SET EXERCISE ▸ Beneath this line sits some data. Return only its lines from the one holding "Give me the D3.js source for this chart." through the one holding "const trendRange = [10.6, 83.1];", inclusive, exactly, with the images removed.

Figure scripts
• • • • • • •

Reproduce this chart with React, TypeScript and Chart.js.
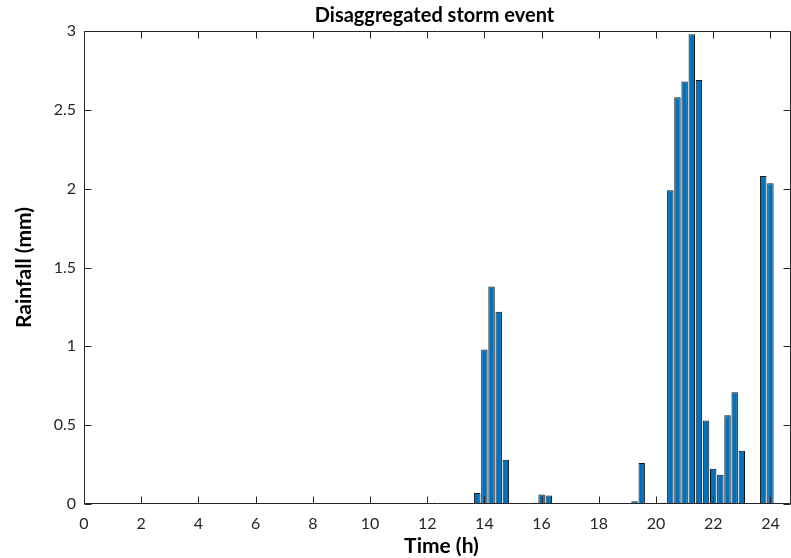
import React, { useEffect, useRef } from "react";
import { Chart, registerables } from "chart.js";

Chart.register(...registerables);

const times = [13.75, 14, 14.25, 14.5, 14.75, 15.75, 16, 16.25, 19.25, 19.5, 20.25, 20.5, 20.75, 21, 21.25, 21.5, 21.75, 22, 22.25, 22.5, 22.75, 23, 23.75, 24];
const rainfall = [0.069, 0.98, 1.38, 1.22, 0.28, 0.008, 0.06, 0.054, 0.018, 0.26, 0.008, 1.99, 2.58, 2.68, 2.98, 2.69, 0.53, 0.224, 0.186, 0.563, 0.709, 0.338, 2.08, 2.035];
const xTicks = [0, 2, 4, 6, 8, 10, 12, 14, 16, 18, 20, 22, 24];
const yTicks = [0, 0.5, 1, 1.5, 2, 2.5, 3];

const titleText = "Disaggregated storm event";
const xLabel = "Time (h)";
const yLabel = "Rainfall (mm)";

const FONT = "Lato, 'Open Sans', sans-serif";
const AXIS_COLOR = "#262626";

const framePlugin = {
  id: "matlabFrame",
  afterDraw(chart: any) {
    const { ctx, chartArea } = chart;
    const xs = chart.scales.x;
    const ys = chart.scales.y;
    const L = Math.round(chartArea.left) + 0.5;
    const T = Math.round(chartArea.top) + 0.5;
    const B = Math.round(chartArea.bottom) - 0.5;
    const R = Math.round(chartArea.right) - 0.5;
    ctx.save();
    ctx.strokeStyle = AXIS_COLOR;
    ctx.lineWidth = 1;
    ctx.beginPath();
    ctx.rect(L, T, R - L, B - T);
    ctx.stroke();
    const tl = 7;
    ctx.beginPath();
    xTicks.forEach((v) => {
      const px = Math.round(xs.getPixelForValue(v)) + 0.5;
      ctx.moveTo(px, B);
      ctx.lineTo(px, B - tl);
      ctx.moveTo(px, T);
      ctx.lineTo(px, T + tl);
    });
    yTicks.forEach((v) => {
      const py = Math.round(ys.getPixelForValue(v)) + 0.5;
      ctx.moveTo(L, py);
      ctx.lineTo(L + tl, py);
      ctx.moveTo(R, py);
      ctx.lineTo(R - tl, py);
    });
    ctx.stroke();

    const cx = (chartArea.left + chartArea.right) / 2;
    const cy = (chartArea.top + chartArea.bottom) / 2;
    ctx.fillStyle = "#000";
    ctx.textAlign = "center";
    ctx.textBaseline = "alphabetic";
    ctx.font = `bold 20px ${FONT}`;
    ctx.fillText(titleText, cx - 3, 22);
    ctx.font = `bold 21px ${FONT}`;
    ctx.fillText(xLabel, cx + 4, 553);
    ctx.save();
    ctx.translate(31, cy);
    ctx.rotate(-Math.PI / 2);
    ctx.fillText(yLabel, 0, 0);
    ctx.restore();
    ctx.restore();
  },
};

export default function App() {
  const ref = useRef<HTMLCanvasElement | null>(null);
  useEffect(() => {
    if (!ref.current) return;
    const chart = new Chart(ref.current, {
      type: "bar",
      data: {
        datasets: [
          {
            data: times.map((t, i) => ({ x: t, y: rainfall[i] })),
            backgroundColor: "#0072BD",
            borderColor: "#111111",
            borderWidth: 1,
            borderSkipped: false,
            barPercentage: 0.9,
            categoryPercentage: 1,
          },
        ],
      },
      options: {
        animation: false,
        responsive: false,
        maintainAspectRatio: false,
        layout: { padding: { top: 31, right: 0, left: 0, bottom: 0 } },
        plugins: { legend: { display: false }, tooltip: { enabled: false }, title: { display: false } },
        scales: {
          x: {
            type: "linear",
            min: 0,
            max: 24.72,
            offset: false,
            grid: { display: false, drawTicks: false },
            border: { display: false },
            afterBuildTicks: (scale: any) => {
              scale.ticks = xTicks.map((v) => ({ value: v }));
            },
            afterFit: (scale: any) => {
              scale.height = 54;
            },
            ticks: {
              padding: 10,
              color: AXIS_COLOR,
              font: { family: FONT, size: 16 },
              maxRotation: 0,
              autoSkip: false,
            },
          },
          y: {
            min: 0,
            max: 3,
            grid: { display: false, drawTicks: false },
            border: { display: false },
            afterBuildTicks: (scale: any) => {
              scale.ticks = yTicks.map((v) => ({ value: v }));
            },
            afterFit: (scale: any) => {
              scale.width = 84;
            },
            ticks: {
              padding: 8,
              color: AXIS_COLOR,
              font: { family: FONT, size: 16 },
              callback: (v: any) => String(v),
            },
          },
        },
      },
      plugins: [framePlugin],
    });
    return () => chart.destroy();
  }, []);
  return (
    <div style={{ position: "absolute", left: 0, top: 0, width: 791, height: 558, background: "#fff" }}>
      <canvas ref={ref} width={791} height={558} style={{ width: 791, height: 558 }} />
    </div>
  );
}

• • • • • • •

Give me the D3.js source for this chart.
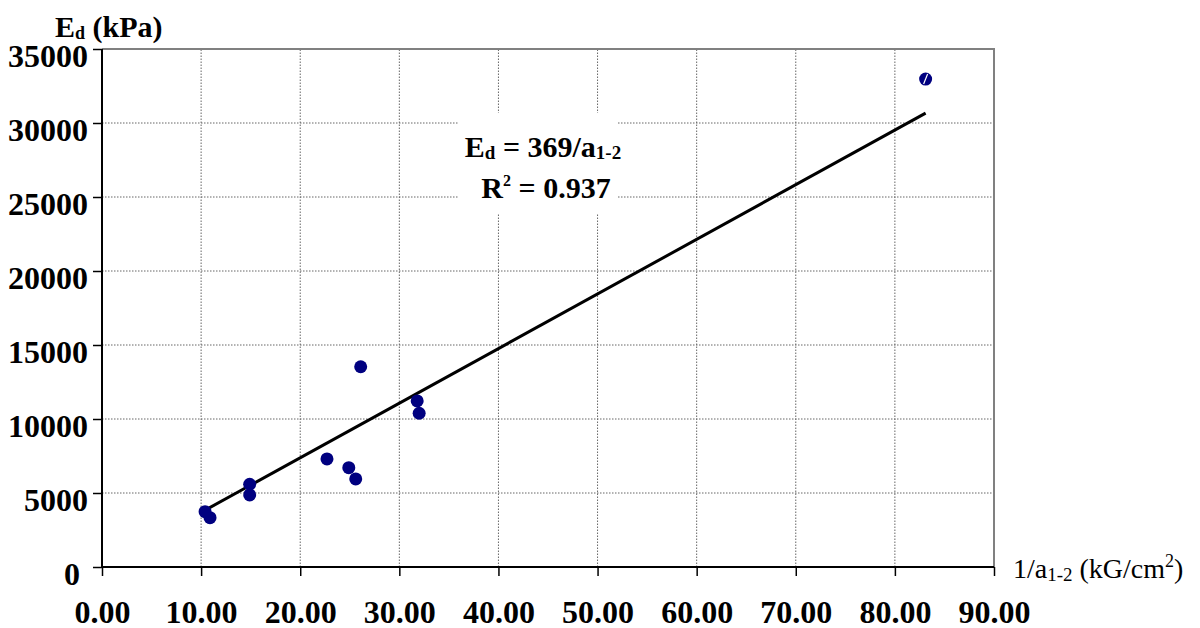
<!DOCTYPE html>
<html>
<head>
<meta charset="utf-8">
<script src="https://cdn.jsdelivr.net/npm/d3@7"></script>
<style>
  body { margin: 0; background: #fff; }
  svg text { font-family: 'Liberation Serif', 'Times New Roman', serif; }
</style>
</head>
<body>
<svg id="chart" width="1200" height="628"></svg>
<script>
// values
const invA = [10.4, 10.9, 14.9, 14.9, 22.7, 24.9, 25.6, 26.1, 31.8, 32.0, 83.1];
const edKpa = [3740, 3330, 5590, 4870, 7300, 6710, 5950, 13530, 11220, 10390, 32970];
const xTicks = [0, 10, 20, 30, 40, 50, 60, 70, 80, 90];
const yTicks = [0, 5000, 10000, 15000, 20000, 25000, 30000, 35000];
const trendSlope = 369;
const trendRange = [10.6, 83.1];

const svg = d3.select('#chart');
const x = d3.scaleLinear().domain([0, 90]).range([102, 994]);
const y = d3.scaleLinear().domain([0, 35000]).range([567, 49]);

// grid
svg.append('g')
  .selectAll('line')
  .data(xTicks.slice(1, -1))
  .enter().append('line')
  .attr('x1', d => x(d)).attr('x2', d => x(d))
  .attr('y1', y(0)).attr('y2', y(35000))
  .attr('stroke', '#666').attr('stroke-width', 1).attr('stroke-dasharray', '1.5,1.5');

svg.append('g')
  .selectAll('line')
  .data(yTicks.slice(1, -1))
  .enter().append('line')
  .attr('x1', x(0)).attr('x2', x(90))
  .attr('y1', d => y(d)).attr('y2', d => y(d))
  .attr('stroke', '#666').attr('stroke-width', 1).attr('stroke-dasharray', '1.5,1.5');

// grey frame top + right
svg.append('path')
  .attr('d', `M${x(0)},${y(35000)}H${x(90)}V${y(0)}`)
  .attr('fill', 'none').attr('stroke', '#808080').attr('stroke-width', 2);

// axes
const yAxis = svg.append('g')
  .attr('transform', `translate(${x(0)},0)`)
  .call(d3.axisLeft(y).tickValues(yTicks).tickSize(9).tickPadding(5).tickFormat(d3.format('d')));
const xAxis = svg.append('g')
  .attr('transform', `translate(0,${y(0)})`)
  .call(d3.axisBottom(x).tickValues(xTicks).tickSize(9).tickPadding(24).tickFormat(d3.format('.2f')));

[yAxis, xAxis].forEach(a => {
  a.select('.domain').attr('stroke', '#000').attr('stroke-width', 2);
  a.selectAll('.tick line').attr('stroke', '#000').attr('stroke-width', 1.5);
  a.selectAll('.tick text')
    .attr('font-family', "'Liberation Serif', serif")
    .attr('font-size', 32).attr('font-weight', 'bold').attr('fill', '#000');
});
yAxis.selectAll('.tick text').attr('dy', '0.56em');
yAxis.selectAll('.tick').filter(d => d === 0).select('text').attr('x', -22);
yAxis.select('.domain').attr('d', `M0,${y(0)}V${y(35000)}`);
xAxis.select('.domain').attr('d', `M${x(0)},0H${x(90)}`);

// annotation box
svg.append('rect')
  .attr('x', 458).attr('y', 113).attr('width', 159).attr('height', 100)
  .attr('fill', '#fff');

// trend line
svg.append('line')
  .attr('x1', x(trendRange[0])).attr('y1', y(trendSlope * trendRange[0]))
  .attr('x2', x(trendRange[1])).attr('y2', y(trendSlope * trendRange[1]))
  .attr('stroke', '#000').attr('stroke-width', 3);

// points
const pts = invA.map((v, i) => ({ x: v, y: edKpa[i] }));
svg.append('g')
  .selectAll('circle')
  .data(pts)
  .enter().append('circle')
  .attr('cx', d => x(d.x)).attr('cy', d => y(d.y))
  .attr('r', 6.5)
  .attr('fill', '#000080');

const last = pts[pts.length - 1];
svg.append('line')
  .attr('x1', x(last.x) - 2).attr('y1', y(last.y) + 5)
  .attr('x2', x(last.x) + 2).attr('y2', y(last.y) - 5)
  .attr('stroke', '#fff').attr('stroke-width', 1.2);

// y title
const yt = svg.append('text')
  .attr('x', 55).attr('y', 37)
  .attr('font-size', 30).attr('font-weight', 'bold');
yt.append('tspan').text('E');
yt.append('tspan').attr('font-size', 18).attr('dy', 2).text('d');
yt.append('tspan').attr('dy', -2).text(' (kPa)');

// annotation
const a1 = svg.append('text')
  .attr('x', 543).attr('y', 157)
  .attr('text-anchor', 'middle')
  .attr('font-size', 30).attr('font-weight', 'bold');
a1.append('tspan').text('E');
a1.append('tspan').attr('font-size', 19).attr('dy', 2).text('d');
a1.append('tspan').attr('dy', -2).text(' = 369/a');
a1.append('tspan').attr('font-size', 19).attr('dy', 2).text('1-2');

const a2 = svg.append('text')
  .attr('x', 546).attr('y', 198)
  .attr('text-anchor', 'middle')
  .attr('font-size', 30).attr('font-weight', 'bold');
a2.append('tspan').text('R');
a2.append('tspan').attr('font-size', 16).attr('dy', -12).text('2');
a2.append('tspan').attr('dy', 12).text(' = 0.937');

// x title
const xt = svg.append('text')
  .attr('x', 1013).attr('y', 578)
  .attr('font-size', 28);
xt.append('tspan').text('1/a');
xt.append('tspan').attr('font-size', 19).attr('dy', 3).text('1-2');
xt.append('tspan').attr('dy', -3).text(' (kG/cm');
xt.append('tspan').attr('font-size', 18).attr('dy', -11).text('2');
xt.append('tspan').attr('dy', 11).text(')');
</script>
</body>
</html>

• • • • • • •

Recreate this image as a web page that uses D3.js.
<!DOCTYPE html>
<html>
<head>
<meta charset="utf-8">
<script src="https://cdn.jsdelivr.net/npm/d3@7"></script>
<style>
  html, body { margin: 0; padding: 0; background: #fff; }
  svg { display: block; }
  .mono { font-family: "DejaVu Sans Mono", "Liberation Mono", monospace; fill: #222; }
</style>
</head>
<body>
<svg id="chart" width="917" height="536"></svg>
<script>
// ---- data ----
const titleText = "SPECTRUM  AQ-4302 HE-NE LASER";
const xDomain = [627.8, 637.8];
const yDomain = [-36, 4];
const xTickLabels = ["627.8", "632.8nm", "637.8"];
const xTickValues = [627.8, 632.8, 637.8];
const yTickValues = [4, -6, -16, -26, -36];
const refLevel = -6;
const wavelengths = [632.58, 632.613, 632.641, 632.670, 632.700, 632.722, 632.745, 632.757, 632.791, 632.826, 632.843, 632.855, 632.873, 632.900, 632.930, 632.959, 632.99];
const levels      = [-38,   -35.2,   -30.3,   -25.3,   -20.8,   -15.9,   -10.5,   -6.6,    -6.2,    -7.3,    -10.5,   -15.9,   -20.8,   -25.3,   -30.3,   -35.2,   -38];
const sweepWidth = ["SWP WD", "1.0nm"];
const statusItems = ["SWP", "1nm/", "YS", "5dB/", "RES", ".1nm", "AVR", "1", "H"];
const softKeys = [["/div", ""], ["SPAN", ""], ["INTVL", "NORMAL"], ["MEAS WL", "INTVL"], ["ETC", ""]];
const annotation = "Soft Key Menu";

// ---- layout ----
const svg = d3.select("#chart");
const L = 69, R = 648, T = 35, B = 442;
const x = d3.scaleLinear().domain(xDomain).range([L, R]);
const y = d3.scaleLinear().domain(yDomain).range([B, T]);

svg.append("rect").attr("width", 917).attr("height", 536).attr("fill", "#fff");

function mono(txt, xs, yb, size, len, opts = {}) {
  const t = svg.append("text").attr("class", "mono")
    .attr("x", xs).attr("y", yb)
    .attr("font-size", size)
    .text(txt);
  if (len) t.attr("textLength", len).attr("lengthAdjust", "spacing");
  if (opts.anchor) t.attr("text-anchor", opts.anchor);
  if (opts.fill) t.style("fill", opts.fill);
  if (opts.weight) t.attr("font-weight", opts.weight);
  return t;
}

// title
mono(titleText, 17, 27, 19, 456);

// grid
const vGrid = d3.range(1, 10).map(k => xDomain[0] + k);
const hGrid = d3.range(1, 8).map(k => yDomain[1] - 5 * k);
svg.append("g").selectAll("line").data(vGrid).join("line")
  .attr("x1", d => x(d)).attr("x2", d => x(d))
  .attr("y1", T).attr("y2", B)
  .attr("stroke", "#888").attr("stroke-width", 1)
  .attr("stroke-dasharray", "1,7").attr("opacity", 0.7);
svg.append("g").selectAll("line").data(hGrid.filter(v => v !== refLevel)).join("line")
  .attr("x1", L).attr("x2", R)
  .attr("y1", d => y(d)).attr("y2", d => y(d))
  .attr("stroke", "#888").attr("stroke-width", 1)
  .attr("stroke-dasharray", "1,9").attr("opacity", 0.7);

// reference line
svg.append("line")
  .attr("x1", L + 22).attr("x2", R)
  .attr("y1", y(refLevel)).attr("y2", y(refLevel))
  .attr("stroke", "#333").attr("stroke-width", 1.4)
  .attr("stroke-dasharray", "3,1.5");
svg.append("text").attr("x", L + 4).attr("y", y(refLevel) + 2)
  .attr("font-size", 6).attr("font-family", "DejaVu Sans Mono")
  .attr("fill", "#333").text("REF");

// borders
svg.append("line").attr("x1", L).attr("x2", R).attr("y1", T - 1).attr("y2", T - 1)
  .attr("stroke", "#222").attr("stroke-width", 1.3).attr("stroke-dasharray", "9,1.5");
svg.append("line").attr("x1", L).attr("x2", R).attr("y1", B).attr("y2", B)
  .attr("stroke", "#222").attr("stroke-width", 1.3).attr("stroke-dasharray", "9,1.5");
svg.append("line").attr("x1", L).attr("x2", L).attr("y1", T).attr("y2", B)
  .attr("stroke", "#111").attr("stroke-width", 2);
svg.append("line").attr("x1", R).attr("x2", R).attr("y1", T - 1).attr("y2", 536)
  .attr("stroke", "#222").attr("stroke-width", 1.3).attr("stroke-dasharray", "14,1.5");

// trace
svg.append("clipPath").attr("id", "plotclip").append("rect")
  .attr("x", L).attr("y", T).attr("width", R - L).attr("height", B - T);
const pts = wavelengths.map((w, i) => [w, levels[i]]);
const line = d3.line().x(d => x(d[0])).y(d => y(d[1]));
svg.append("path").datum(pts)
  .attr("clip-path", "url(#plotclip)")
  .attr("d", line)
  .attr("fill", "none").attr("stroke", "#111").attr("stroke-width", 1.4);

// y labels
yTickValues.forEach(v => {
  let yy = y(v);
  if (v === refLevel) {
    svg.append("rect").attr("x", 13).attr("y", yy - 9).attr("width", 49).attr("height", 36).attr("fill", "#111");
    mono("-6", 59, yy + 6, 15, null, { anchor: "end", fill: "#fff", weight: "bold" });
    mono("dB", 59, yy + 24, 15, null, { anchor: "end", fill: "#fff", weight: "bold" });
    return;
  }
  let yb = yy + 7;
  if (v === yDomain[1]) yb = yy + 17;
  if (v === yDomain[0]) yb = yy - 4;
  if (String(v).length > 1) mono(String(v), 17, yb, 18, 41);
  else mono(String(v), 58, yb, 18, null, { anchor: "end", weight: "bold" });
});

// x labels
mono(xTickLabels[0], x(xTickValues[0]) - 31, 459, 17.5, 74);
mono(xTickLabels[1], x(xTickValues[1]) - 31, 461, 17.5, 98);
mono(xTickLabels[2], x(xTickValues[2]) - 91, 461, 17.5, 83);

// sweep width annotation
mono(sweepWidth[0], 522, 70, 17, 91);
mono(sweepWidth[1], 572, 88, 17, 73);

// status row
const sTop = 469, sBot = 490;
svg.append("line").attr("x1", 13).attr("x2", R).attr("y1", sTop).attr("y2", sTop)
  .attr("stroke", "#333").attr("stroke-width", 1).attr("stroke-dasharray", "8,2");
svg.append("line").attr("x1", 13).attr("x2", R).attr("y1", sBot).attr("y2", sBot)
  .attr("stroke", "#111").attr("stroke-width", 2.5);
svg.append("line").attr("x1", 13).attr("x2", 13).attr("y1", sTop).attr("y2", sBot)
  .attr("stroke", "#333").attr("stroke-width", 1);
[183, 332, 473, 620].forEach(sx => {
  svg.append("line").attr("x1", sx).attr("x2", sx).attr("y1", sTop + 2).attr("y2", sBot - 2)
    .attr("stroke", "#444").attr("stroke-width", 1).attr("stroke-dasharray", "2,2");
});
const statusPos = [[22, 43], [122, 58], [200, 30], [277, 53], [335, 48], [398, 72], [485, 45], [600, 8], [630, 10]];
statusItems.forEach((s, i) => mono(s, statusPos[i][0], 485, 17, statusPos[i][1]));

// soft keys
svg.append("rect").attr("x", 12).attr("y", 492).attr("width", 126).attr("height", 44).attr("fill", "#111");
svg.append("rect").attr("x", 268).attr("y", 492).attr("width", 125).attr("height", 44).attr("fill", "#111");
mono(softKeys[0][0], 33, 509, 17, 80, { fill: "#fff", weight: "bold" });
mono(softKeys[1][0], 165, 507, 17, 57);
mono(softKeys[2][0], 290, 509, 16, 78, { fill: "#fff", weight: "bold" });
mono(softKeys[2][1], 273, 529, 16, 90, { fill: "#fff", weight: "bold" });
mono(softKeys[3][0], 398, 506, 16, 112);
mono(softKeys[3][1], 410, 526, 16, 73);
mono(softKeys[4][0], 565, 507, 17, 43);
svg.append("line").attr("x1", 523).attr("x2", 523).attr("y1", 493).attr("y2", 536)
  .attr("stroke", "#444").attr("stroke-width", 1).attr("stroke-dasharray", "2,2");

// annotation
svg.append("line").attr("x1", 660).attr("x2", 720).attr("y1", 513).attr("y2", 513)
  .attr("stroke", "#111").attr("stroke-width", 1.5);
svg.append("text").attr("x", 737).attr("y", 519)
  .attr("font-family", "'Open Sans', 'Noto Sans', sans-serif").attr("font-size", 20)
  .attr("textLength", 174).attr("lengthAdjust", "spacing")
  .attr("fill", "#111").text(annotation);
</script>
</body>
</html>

• • • • • • •

RESULT OF THE TASK ▸
Give me the D3.js source for this chart.
<!DOCTYPE html>
<html>
<head>
<meta charset="utf-8">
<script src="https://cdn.jsdelivr.net/npm/d3@7"></script>
<style>
  body { margin: 0; background: #fff; }
  svg text { font-family: 'Liberation Serif', 'Times New Roman', serif; }
</style>
</head>
<body>
<svg id="chart" width="1200" height="628"></svg>
<script>
// values
const invA = [10.4, 10.9, 14.9, 14.9, 22.7, 24.9, 25.6, 26.1, 31.8, 32.0, 83.1];
const edKpa = [3740, 3330, 5590, 4870, 7300, 6710, 5950, 13530, 11220, 10390, 32970];
const xTicks = [0, 10, 20, 30, 40, 50, 60, 70, 80, 90];
const yTicks = [0, 5000, 10000, 15000, 20000, 25000, 30000, 35000];
const trendSlope = 369;
const trendRange = [10.6, 83.1];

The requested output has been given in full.